But for me, this is the hundredth anniversary of the day -- June 18 1913 -- that my grandmother, Zipporah Levinton, boarded the ship in Liverpool, England that would take her to her new life in America.
As I imagine it, it must have been an interesting sight. Hundreds of steerage passengers lined up, clutching their belongings from little towns in Russia, Poland, Romania, and elsewhere, and holding kosher provisions for the voyage that were kindly supplied to them by relief agencies... my grandmother trying to keep her young children happy and occupied, while the first-class passengers boarded in luxury. The first-class passengers would have even received a little guidebook, detailing the many services of the ship and the names of the other first-class passengers, like the one shown here. First-class passengers would have eat breakfast at 8 AM, lunch at 12:30, dinner at 6 PM and 7:15 PM, and supper at 9 PM. But passengers like my grandmother probably had a menu something like this one.

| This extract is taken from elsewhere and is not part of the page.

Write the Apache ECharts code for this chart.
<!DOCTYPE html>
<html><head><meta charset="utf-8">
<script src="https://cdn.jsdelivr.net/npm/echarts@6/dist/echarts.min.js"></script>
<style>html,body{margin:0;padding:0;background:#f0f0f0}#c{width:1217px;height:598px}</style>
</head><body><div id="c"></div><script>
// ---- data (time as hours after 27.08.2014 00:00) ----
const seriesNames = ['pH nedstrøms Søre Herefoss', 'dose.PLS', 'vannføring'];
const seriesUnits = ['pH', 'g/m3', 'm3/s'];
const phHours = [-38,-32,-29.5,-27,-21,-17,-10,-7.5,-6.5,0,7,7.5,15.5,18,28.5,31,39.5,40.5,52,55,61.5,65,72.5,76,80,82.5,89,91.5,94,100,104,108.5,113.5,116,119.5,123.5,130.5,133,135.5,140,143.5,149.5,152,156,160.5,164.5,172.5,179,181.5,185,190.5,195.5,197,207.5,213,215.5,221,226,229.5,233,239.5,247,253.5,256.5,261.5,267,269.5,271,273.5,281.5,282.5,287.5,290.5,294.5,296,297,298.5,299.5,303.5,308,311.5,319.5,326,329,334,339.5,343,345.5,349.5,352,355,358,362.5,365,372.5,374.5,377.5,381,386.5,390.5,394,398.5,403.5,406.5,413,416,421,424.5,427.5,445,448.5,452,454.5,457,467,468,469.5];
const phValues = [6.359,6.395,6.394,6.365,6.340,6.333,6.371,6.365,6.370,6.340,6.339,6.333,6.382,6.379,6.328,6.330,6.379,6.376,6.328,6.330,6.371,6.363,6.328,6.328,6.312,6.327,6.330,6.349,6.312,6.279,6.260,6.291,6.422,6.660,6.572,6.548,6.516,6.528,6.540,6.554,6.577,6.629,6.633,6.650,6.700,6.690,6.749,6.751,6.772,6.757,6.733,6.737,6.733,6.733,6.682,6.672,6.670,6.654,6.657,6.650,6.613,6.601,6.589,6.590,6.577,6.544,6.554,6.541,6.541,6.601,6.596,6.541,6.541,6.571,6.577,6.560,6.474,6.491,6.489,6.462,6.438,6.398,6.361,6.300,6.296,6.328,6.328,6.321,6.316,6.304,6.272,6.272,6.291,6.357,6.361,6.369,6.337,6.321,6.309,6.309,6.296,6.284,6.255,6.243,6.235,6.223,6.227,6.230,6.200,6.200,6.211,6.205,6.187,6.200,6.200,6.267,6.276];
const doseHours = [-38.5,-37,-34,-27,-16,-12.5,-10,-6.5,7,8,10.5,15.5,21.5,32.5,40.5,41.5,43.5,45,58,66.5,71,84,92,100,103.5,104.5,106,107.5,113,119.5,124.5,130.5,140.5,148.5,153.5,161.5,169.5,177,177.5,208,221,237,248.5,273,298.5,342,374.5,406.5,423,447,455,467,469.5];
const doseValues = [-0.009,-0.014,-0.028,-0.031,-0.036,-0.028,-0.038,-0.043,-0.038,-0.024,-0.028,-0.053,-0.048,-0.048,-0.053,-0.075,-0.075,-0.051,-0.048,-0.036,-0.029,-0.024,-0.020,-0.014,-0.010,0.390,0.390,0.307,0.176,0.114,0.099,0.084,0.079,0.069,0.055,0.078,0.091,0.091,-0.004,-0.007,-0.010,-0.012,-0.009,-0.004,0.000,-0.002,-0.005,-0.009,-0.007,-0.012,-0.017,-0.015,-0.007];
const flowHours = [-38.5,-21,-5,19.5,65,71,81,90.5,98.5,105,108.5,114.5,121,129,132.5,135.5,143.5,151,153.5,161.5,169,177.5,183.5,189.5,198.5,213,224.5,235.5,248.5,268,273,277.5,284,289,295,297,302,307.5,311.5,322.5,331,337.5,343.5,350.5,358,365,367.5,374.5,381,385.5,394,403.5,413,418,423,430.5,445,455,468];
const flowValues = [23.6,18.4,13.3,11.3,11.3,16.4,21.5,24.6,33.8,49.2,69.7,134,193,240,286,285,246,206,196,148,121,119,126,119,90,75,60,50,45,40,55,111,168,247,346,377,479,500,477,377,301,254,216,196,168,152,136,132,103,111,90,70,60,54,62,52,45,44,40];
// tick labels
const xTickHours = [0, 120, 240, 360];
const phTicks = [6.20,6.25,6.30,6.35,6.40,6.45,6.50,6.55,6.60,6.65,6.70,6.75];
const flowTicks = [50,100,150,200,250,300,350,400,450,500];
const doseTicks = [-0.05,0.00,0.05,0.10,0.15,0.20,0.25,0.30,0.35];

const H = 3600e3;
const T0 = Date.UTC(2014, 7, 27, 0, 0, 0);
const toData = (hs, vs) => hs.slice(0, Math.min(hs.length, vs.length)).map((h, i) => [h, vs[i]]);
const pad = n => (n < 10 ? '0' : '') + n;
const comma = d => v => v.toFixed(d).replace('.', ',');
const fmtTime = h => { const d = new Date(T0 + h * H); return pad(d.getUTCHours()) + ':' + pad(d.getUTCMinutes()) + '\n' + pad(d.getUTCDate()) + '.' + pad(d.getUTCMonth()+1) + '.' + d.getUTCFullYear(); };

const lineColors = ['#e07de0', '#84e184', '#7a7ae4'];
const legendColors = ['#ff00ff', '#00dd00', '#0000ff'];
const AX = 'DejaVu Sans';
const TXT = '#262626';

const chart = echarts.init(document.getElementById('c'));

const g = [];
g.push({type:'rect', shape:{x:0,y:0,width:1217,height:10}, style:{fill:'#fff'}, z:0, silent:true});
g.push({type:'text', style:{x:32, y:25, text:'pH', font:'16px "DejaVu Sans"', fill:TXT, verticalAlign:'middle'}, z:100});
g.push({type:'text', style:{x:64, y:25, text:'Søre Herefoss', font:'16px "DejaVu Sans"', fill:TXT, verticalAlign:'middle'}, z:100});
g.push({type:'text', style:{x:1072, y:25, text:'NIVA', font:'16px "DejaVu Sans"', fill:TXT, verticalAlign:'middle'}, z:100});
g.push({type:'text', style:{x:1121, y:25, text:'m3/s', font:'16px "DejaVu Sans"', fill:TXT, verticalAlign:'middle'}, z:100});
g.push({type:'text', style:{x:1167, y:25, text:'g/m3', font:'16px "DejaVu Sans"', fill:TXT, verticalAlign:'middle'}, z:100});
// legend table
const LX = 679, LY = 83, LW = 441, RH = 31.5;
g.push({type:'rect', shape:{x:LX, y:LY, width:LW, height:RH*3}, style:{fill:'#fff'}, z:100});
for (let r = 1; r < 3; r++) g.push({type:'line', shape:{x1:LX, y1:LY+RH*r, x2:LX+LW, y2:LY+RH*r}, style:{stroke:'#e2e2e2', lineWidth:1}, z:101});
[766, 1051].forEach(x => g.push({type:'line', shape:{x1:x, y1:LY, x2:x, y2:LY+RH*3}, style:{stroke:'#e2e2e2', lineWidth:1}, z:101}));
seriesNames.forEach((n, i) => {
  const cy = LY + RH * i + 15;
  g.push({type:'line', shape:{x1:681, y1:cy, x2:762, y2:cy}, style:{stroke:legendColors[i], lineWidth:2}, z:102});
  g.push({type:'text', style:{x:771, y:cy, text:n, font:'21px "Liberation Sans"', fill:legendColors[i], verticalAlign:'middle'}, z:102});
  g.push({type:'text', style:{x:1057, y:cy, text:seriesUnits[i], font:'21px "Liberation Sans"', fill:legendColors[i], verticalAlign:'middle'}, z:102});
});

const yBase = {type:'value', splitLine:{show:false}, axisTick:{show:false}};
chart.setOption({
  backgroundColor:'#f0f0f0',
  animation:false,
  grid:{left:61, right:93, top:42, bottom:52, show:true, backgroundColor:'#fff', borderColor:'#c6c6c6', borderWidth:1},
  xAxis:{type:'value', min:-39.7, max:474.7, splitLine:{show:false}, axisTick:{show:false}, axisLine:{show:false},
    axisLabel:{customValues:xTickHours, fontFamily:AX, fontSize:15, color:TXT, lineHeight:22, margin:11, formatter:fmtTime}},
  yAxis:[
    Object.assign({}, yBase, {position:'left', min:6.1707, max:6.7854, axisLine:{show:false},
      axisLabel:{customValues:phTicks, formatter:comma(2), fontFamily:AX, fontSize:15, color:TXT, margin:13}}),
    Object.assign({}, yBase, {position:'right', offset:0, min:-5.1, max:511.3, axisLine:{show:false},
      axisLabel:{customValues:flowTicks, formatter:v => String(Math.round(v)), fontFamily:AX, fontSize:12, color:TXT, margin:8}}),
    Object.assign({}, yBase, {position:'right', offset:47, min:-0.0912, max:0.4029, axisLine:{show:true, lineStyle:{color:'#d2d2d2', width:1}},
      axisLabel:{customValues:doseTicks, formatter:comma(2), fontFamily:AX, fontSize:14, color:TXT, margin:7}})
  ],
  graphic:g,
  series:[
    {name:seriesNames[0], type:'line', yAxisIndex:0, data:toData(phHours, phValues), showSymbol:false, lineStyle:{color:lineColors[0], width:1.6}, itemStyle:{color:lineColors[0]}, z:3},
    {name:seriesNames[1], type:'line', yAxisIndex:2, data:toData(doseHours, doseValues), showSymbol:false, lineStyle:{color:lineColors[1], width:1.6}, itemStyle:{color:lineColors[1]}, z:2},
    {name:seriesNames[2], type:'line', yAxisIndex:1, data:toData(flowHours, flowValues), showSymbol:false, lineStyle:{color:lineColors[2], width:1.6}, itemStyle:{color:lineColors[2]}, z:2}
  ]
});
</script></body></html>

The name of the ship was the S. S. Merion, built in 1902 in Scotland. It was 162 meters long and 18 meters wide, and had her maiden voyage on March 8 1902. For most of her career, she sailed for the American Line from Liverpool. Although most people have a picture in their minds of all immigrants arriving at Ellis Island in New York, in fact many arrived elsewhere, including Baltimore and (in my grandmother's case) Philadelphia.
My family did not save any records of that trip, or if they did, they are long gone now. But I managed to find a postcard of the Merion, and here it is:
If you look closely at the postcard, you can see what appears to be a rabbi in the front left section of the card.

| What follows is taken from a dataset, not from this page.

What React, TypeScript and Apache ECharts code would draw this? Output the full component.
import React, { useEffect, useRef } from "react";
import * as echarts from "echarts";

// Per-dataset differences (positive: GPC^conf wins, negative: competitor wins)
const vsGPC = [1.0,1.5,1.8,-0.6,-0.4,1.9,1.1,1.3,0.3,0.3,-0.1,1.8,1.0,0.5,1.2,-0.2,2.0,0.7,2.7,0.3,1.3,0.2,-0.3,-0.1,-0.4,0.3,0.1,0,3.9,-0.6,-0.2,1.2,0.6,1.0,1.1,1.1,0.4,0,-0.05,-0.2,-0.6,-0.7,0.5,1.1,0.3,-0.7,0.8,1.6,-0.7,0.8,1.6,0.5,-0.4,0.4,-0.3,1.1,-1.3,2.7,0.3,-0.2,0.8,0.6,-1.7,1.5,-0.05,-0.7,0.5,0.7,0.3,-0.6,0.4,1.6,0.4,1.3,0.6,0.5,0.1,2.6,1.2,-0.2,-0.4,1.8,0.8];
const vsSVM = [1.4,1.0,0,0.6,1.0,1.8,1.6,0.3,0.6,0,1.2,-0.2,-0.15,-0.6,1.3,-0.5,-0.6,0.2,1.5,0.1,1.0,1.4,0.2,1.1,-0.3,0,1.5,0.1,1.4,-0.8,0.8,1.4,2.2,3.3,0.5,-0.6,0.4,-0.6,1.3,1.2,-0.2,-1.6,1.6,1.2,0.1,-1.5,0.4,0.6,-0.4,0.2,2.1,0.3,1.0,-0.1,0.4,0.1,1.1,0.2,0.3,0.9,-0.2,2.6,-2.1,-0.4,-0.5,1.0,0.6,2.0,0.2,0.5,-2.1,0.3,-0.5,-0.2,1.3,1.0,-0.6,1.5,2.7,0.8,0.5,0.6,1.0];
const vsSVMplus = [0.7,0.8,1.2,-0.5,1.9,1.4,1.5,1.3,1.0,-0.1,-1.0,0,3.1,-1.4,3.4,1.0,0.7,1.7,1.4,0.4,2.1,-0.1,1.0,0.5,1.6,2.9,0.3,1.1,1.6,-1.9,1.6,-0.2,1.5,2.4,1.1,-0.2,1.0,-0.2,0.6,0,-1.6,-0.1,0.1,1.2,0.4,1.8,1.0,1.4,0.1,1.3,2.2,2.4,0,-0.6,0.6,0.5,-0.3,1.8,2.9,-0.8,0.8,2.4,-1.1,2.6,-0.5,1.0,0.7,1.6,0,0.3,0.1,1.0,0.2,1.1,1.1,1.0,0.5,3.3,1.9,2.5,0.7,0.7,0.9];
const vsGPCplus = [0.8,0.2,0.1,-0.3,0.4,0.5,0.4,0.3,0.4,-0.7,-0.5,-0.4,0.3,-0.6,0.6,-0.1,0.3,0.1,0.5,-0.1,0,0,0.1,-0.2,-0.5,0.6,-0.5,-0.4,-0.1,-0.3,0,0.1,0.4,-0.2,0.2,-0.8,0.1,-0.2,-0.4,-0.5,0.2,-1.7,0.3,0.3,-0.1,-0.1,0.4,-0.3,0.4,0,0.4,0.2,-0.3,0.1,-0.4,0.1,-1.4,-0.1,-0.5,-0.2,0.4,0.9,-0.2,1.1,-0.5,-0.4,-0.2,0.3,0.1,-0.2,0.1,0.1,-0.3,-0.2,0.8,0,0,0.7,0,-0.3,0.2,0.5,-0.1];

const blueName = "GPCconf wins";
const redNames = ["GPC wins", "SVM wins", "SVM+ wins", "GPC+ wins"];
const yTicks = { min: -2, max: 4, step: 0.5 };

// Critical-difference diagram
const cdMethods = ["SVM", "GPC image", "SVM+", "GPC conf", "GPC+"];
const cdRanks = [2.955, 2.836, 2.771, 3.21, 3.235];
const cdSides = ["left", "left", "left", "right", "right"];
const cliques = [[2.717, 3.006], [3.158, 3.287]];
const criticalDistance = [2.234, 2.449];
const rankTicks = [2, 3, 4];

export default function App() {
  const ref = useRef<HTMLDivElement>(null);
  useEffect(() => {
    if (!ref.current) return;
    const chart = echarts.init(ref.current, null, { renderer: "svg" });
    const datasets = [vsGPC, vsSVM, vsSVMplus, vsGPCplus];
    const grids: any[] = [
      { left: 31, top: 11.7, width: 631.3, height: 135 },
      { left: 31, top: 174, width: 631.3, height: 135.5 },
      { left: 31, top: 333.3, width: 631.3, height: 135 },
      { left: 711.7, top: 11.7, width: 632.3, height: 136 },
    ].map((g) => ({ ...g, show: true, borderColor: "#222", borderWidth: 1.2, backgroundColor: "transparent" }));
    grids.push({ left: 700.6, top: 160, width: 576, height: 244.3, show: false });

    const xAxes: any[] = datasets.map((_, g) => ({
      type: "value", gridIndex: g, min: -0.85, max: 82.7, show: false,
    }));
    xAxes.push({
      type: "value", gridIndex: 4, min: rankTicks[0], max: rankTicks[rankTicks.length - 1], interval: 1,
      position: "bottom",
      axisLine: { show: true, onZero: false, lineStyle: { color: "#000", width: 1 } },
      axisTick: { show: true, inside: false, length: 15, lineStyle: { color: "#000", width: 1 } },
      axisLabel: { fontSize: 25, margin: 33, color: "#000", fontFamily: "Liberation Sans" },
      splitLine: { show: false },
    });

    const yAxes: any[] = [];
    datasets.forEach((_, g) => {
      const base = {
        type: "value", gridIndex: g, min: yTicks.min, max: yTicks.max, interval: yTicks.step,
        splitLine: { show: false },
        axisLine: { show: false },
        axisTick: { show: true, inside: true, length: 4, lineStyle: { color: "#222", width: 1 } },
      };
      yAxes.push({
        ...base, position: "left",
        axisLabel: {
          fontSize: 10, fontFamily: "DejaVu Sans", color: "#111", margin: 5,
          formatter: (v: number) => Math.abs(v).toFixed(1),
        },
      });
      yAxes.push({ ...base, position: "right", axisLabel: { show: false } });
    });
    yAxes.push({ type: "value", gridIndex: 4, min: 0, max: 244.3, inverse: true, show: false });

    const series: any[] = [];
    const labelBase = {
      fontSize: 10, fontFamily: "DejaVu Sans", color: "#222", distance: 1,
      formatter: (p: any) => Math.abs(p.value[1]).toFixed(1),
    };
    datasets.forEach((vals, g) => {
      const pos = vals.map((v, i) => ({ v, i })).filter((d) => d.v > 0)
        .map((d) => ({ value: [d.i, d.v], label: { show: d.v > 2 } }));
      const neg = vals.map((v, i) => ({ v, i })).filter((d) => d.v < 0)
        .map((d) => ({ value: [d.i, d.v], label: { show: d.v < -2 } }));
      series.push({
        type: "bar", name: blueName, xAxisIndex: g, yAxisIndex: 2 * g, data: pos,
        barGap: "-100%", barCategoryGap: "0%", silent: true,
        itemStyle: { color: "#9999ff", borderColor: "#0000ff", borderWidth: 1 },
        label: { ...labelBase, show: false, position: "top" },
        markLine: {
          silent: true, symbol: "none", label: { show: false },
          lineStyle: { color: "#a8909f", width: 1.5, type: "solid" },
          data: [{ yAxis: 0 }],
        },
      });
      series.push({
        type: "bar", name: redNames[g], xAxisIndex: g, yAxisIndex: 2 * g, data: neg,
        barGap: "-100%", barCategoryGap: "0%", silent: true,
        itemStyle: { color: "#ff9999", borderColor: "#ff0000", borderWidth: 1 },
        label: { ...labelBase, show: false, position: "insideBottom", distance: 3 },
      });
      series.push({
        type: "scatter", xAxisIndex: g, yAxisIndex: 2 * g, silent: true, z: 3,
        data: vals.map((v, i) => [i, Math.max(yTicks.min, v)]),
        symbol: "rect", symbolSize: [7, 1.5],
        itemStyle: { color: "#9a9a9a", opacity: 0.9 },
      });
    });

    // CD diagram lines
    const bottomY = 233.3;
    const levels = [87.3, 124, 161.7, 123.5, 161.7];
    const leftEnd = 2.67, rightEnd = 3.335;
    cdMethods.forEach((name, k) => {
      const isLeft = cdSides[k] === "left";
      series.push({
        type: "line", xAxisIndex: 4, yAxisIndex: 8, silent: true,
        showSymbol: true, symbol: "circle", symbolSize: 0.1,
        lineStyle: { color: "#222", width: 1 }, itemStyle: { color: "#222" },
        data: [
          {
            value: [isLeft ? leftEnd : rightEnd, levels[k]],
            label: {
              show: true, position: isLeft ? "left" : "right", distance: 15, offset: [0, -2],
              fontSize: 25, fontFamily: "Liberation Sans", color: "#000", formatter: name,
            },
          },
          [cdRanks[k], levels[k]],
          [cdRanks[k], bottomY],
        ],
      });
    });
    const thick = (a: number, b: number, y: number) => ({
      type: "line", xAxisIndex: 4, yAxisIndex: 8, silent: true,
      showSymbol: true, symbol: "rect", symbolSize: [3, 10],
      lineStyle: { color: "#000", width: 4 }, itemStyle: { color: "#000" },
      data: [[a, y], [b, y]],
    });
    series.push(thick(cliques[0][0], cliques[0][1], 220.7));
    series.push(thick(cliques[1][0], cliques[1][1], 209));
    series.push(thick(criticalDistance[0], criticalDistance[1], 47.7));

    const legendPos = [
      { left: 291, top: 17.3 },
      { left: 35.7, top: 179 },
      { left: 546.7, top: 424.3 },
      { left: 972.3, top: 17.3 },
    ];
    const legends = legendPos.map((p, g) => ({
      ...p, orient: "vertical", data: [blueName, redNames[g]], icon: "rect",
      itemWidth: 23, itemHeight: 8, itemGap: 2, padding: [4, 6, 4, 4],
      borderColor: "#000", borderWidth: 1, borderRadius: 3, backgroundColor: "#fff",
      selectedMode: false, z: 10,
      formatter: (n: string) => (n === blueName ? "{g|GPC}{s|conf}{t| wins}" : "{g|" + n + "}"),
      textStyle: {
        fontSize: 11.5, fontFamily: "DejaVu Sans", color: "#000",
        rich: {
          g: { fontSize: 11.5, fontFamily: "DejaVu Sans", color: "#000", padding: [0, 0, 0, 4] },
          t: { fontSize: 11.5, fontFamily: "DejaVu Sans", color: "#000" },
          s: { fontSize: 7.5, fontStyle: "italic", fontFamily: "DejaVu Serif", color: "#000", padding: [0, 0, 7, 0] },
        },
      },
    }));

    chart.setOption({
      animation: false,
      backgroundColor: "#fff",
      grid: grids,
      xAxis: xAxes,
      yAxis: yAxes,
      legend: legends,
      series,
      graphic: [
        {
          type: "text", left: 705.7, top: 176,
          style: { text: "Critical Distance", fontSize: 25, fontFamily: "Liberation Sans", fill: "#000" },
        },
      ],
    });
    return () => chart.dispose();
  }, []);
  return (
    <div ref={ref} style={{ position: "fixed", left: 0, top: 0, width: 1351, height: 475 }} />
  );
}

And here is my grandmother and her children (and one from my grandfather's first marriage) listed in the Outwards Passenger Lists from the Records of the Board of Trade and of successor and related bodies, The National Archives, Kew, Richmond, Surrey, England: Transatlantic ship travel was not completely safe. Of course, it was just the year before that the Titanic hit an iceberg in the north Atlantic and went down. (My grandfather emigrated on the Pisa in February-March 1912; just a month later, the Pisa encountered ice and was in the general vicinity of the Titanic when it sank.) And the Merion herself had several accidents, including a collision with a tanker on December 24 1912, off the coast of Delaware.
In August of 1913, the ship's commander would have been J. Beattie Hill, and the outgoing passenger records indicate he was the commander for my grandmother's trip, too. The ship records show that the Merion stopped on August 19 in Queenstown (now Cobh), Ireland to pick up more passengers. All together there were (from the records I have access to) 1,036 passengers on the Merion headed to Philadelphia.
In 1914, the Merion was sold to the British navy, where it was used as a "decoy", and outfitted to look like the British battleship Tiger. On May 29 1915 this decoy ship was sunk by a German submarine.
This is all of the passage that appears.